Recorded data
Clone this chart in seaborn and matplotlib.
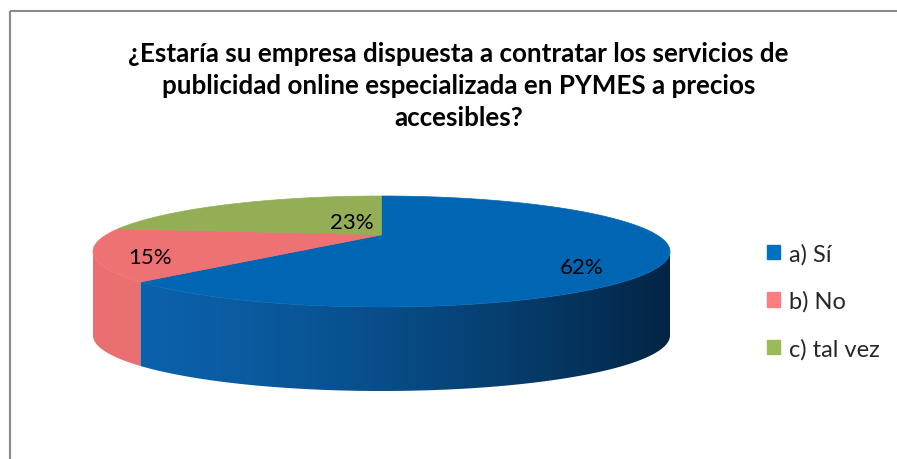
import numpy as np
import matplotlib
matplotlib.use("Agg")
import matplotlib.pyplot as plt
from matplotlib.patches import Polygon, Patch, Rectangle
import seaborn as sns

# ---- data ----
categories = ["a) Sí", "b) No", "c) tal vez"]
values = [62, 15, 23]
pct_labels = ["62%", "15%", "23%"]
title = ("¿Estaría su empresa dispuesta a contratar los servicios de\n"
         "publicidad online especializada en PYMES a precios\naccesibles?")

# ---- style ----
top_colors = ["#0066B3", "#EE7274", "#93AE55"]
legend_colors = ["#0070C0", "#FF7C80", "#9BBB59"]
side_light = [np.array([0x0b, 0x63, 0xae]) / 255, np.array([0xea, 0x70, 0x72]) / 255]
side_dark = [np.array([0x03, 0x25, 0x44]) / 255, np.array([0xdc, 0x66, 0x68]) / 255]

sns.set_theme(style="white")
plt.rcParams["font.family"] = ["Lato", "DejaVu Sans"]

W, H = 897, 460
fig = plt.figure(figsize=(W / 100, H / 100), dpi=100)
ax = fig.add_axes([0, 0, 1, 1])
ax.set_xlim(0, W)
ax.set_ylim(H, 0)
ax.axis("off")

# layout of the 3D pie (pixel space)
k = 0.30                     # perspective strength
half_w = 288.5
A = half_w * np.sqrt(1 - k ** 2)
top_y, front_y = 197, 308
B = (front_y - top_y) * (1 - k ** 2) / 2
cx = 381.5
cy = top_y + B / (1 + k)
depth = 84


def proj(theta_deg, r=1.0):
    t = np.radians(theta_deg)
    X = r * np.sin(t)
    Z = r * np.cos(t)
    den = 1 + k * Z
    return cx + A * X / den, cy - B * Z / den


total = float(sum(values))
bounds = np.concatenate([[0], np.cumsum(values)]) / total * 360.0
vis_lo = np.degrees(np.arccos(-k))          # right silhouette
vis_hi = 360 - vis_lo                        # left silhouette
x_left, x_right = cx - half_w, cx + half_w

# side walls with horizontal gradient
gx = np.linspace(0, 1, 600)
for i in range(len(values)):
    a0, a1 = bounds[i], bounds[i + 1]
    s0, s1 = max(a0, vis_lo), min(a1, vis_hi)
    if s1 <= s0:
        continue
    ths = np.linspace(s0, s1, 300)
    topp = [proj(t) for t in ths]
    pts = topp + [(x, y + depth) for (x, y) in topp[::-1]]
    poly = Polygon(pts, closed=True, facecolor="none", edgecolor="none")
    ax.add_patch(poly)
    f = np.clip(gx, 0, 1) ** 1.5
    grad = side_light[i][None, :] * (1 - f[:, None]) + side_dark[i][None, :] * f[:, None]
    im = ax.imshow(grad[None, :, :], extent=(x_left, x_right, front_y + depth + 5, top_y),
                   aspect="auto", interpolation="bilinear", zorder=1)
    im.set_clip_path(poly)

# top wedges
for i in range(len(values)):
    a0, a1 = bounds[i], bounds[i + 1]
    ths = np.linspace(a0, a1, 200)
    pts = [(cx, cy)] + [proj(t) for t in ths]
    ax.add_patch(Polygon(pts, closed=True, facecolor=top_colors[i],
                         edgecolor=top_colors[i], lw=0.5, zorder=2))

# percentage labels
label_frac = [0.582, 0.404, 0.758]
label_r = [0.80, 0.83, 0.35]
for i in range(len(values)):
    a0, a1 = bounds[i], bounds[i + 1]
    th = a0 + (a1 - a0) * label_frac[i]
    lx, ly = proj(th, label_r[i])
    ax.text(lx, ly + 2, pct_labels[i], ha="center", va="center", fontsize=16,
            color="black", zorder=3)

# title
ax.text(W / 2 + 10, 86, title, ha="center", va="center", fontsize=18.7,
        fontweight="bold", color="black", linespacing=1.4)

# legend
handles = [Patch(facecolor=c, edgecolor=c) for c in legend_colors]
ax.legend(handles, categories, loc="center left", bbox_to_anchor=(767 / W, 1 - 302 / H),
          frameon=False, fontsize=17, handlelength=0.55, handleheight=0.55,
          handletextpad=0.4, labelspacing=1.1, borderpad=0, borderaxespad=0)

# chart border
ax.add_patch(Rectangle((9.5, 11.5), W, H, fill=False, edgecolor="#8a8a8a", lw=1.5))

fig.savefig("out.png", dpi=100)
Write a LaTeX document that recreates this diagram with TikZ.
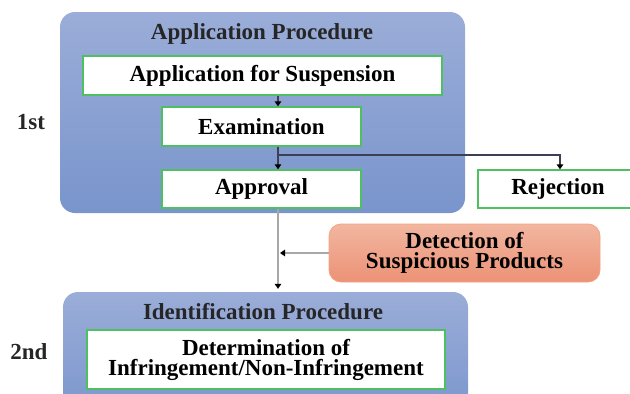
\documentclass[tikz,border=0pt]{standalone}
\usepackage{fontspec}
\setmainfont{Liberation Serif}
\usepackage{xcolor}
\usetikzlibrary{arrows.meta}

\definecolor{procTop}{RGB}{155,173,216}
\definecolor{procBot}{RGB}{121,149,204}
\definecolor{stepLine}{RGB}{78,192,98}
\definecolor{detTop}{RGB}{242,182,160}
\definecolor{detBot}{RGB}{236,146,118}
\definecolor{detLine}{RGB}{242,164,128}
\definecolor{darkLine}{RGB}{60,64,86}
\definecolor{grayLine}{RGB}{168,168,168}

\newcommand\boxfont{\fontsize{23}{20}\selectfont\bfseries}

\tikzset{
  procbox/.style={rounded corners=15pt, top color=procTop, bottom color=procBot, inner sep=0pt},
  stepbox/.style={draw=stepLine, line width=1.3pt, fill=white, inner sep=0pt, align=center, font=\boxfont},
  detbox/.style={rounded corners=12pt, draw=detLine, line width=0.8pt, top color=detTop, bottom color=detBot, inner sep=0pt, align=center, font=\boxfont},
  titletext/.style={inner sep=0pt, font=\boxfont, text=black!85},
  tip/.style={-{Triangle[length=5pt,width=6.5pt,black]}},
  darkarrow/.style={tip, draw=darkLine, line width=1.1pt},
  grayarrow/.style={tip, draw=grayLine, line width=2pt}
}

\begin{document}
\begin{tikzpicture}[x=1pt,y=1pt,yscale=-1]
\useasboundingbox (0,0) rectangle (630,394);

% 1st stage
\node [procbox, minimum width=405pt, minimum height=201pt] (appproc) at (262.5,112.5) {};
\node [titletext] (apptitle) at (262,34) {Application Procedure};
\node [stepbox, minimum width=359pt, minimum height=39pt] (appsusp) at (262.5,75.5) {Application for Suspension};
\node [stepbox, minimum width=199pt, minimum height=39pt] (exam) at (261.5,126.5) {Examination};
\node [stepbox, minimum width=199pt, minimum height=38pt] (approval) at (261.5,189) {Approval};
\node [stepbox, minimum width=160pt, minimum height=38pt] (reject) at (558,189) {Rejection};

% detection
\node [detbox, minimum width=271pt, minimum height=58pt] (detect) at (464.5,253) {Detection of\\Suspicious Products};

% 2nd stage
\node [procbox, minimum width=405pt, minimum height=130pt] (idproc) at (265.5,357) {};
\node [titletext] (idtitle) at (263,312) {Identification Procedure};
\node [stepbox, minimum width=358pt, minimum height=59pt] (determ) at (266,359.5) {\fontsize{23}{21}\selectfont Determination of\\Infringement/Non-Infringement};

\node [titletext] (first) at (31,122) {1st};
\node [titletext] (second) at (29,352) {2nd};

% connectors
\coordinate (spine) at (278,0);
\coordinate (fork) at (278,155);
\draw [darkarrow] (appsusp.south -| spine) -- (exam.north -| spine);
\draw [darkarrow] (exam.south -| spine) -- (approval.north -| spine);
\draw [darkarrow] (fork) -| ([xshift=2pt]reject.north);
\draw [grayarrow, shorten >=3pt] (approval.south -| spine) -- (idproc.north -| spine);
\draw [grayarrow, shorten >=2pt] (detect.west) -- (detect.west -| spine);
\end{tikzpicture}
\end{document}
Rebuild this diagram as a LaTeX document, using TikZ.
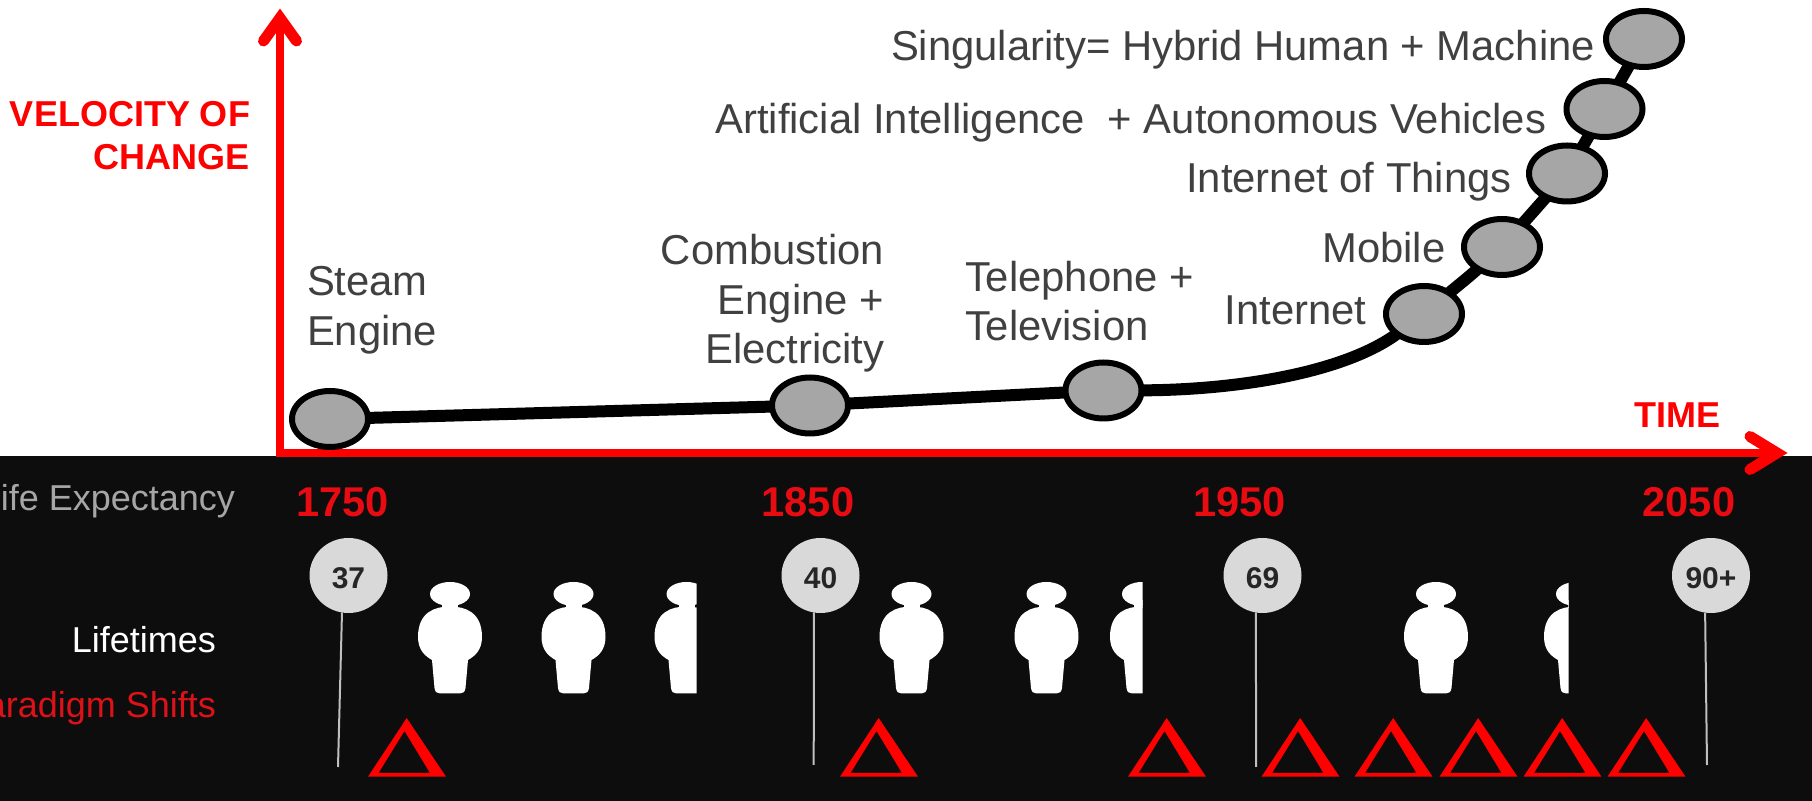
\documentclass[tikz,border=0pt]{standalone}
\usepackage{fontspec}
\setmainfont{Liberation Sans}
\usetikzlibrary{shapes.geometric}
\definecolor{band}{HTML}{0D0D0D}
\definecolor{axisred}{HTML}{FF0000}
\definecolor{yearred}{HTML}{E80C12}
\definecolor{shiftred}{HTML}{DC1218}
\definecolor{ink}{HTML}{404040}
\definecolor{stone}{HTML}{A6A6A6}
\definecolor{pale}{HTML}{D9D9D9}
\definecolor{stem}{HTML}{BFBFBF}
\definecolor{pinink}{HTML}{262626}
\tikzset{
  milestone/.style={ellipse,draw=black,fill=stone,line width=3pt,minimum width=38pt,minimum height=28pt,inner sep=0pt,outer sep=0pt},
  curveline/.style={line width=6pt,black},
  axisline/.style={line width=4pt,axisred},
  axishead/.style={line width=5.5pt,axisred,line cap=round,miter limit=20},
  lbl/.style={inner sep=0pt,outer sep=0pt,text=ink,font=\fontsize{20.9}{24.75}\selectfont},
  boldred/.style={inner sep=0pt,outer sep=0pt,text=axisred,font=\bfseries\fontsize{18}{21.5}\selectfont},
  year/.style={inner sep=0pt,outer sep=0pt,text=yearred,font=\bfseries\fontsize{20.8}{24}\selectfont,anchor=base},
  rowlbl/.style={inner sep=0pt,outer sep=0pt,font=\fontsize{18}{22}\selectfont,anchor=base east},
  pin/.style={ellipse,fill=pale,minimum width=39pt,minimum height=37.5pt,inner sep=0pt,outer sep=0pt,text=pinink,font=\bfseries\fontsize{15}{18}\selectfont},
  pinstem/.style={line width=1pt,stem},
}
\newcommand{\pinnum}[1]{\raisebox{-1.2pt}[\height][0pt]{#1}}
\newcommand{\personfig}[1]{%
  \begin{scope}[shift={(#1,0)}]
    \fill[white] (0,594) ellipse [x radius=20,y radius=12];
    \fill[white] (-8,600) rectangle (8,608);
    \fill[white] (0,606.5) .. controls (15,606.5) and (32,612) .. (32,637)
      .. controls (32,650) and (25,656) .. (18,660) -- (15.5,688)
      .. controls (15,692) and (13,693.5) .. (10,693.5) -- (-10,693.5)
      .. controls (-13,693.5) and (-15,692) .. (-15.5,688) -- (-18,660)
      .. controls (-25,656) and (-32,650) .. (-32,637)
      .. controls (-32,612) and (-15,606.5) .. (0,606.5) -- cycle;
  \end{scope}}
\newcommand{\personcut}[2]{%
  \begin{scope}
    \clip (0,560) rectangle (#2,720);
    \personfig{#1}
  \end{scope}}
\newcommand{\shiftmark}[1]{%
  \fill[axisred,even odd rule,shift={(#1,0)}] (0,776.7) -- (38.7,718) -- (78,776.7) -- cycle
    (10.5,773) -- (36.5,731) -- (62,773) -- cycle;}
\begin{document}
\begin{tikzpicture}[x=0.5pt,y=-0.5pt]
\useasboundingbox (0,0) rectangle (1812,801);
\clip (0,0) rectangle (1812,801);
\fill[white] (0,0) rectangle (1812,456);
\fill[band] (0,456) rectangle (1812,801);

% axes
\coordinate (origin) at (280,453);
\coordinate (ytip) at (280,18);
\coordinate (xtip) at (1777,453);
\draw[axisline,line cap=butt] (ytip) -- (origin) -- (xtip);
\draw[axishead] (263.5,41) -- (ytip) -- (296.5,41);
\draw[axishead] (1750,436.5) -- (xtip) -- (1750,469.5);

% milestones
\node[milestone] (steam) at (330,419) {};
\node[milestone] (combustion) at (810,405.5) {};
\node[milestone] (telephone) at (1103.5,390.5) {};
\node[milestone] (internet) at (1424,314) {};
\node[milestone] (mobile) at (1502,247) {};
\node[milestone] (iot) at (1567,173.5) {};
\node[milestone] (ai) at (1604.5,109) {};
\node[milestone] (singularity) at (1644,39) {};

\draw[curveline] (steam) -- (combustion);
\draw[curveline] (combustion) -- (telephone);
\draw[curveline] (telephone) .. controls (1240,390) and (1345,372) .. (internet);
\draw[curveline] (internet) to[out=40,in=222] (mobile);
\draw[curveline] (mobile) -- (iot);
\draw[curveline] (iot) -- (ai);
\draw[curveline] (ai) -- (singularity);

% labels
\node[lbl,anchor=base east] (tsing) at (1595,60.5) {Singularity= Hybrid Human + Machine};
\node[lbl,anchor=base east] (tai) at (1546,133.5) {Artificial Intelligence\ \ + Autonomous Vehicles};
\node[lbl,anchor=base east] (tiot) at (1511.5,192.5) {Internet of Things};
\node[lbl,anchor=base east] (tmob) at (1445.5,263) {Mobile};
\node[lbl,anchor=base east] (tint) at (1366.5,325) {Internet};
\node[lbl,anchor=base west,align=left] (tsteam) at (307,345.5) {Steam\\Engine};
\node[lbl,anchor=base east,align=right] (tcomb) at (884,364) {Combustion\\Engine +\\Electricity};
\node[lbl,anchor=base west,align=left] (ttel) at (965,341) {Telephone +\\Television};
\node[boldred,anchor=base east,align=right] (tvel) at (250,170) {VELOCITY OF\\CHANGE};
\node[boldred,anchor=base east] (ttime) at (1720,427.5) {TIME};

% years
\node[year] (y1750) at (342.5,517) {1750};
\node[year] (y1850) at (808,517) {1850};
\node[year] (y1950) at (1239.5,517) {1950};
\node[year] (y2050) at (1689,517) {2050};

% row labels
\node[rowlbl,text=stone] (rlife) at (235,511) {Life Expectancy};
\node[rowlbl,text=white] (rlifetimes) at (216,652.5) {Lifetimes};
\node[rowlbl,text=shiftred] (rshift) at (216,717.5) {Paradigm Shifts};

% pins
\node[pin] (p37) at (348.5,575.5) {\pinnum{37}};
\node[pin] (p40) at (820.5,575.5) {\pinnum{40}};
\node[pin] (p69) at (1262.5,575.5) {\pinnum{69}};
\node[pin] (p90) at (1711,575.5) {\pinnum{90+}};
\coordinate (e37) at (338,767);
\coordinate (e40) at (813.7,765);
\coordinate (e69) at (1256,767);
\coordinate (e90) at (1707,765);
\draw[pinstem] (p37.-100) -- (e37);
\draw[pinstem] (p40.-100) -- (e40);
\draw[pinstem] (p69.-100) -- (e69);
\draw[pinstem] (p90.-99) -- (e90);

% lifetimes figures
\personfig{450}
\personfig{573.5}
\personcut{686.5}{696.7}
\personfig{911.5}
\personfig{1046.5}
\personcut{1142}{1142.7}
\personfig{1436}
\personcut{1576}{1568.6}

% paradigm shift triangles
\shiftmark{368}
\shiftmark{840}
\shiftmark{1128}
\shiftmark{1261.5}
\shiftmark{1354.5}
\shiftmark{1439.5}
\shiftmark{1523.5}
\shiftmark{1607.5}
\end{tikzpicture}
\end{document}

## Exercise
Quote the records above exactly, from the first line through the line containing "import seaborn as sns", and leave out the pictures.

## Solution to this problem
Clone this chart in seaborn and matplotlib.
import numpy as np
import matplotlib
matplotlib.use("Agg")
import matplotlib.pyplot as plt
from matplotlib.patches import Polygon, Patch, Rectangle
import seaborn as sns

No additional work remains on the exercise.